Under English law, a person who wants to leave his or her estate to particular people of their choice, can do so in a Will. Some Muslims want to be able to distribute their estate according to Islamic or Sharia law and want to make a Will accordingly. Despite media references to Sharia law being enshrined in English law, this is not actually correct. English law allows for testamentary freedom and making a Will according to Sharia is simply a reflection of this.
Under Islamic law however, a person must leave their estate according to fixed rules. Therefore, after all debts and funeral expenses have been paid, you can leave one third of your estate to distant relatives, persons who are not heirs under Sharia law, and charities. This must be done by making a valid Will. A third each must be left to a set primary and residuary heirs. These heirs are listed and each heir will receive a predetermined amount of the estate depending on the heirs that survive.
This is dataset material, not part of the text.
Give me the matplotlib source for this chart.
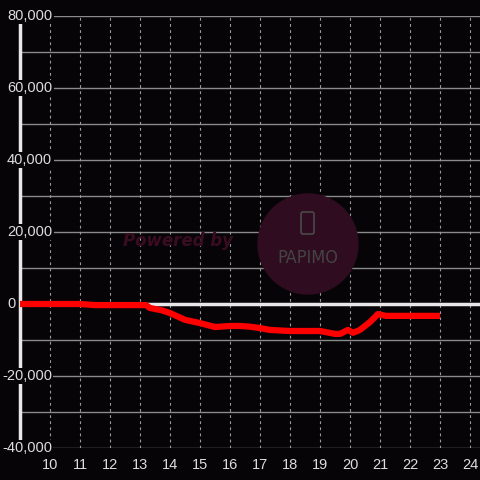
import matplotlib.pyplot as plt
from matplotlib.patches import Circle, FancyBboxPatch
from matplotlib.transforms import blended_transform_factory

# data
hours = [9.0, 10.0, 11.0, 11.5, 12.0, 13.0, 13.2, 13.33, 13.7, 14.0, 14.5, 15.0, 15.5, 16.0,
         16.33, 16.67, 17.0, 17.33, 18.0, 19.0, 19.5, 19.67, 19.93, 20.1, 20.33, 20.67,
         20.93, 21.2, 22.0, 23.0]
diff = [0, 0, 0, -300, -300, -300, -300, -1100, -1700, -2500, -4400, -5300, -6400, -6100,
        -6100, -6300, -6700, -7200, -7500, -7500, -8300, -8300, -7200, -8000, -7200, -5000,
        -2800, -3300, -3300, -3300]
x_ticks = list(range(10, 25))
y_ticks = [-40000, -20000, 0, 20000, 40000, 60000, 80000]

bg = '#060407'
plt.rcParams['font.family'] = ['Liberation Sans', 'DejaVu Sans']

fig = plt.figure(figsize=(4.8, 4.8), dpi=100, facecolor=bg)
ax = fig.add_axes([20 / 480, 32 / 480, 460 / 480, 432 / 480])
ax.set_xlim(9, 24.333)
ax.set_ylim(-40000, 80000)
ax.patch.set_alpha(0)

# watermark (behind the grid)
fig.patches.append(Circle((308, 236), 50, transform=None, color='#2f0c1f', zorder=0))
fig.patches.append(FancyBboxPatch((301, 246), 13, 22, boxstyle='round,pad=0,rounding_size=2',
                                  transform=None, fill=False, ec='#4a4a4a', lw=1.2, zorder=0))
fig.text(123 / 480, 1 - 241 / 480, 'Powered by', color='#3a0c20', fontsize=12,
         fontweight='bold', style='italic', va='center', ha='left', family='DejaVu Sans')
fig.text(308 / 480, 1 - 258 / 480, 'PAPIMO', color='#444444', fontsize=13,
         va='center', ha='center', family='DejaVu Sans', fontstretch='condensed')

# grid
for v in range(-40000, 80001, 10000):
    ax.axhline(v, color='#8a8a8a', lw=1.0, zorder=1)
for t in x_ticks:
    ax.axvline(t, color='#9a9a9a', lw=0.8, ls=(0, (2.5, 3)), zorder=1)
ax.axhline(0, color='#e8e8e8', lw=2.5, zorder=2)

ax.plot(hours, diff, color='#ff0000', lw=4.5, solid_capstyle='butt',
        solid_joinstyle='round', zorder=4)

for s in ['top', 'right', 'bottom']:
    ax.spines[s].set_visible(False)
ax.spines['left'].set_color('#e8e8e8')
ax.spines['left'].set_linewidth(2.5)
ax.spines['left'].set_zorder(3)

ax.set_yticks([])
ax.set_xticks(x_ticks)
ax.set_xticklabels([str(t) for t in x_ticks], color='#dddddd', fontsize=10.5)
ax.tick_params(axis='x', length=0, pad=7)

# y labels sit over the axis line with a dark box behind them
trans = blended_transform_factory(fig.transFigure, ax.transData)
for v in y_ticks:
    left = 2 if v < 0 else 7
    ax.text(left / 480, v, f'{v:,}', transform=trans, ha='left', va='center',
            color='#dddddd', fontsize=10.5, zorder=5, clip_on=False,
            bbox=dict(facecolor=bg, edgecolor='none', pad=1.0))

fig.savefig('out.png', dpi=100, facecolor=bg)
A portion of the estate will firstly pass to the list of primary heirs. There are four sets of male and eight sets of females in this category and includes parents and grandparents, half brothers, and husband as well as full and half sisters, and wife.
Sons and full brothers are the residuary heirs. Generally male heirs will receive twice the amount a female heir of the same class will receive. If there are no residuary heirs then the primary heirs receive the entire estate. If the deceased does not have any primary or residuary heirs then the estate can be distributed to more distant relatives.
If there are no relatives as above, then the testator can ratify kinship with individuals, or name a successor by contract.
There are some difficulties in drafting Sharia compliant Wills in that it is impossible to say which heirs will survive the testator. It may be necessary to have a general description in a Will referring to a third of the estate going to a surviving to a set of primary and residuary heirs, naming each type of primary heir, or by attaching an appendix with a list of possibilities of the different types of heirs. To date, the validity of this has not been tested in English courts.
There are no restrictions on a person making lifetime gifts, as long as they do not generally breach Sharia law.